Frequently asked questions
What percentage of top domains have a DMARC record?
68.2% of the 8,907 resolved domains in our Tranco top-10,000 scan (snapshot JZ2VY, 2026-07-01) publish a DMARC record. The remaining 31.8% have none at all.
Is publishing a DMARC record enough to stop spoofing?
Not on its own. About 1 in 4 domains with a DMARC record (25%) are still set to p=none — monitoring mode, with no enforcement action against failing mail. Only domains at p=quarantine or p=reject (73% of adopters, 49.9% of all domains) actually block or quarantine spoofed mail.
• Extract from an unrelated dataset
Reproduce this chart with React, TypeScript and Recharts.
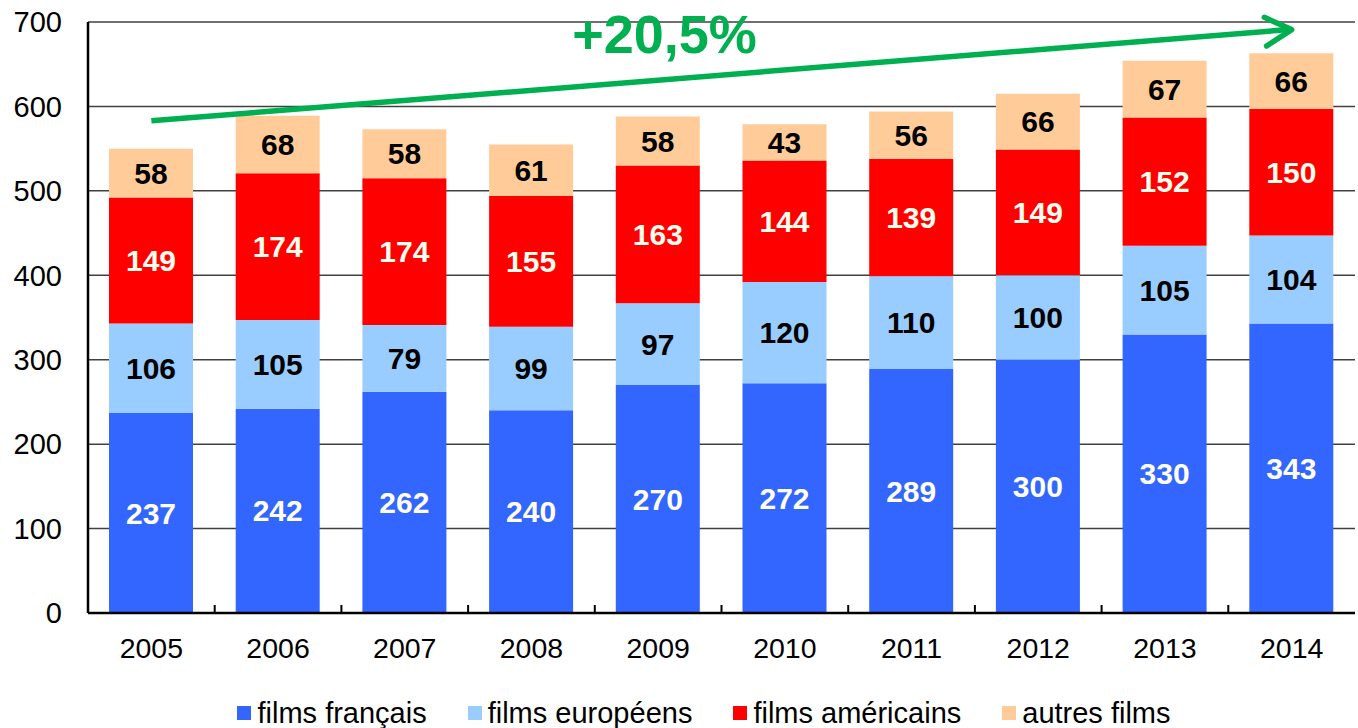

What is MTA-STS, and how many domains actually use it?
MTA-STS (SMTP MTA Strict Transport Security) enforces TLS encryption for inbound mail, closing a downgrade-attack gap that SPF, DKIM, and DMARC don't cover. Only 2.6% of scanned domains publish an MTA-STS record, and about half of those (53%) run it in full enforce mode rather than testing.
How many domains run the full modern email security stack?
Just 0.7% — SPF present, DMARC enforced (quarantine or reject), MTA-STS, TLS-RPT, and BIMI, all together. Each individual layer beyond SPF and DMARC is a single-digit-percent adoption story on its own; combined, the full stack is close to nonexistent.
Does an organization's email provider affect its DMARC posture?
Substantially. Domains on managed providers — Microsoft 365 (92.4%), Proofpoint (95.5%), Mimecast (95.1%), and Google Workspace (87.5%) — adopt DMARC at 87–96%. Self-managed mail servers (or domains with no discernible MX provider) sit at 28.7%, a roughly 3x gap.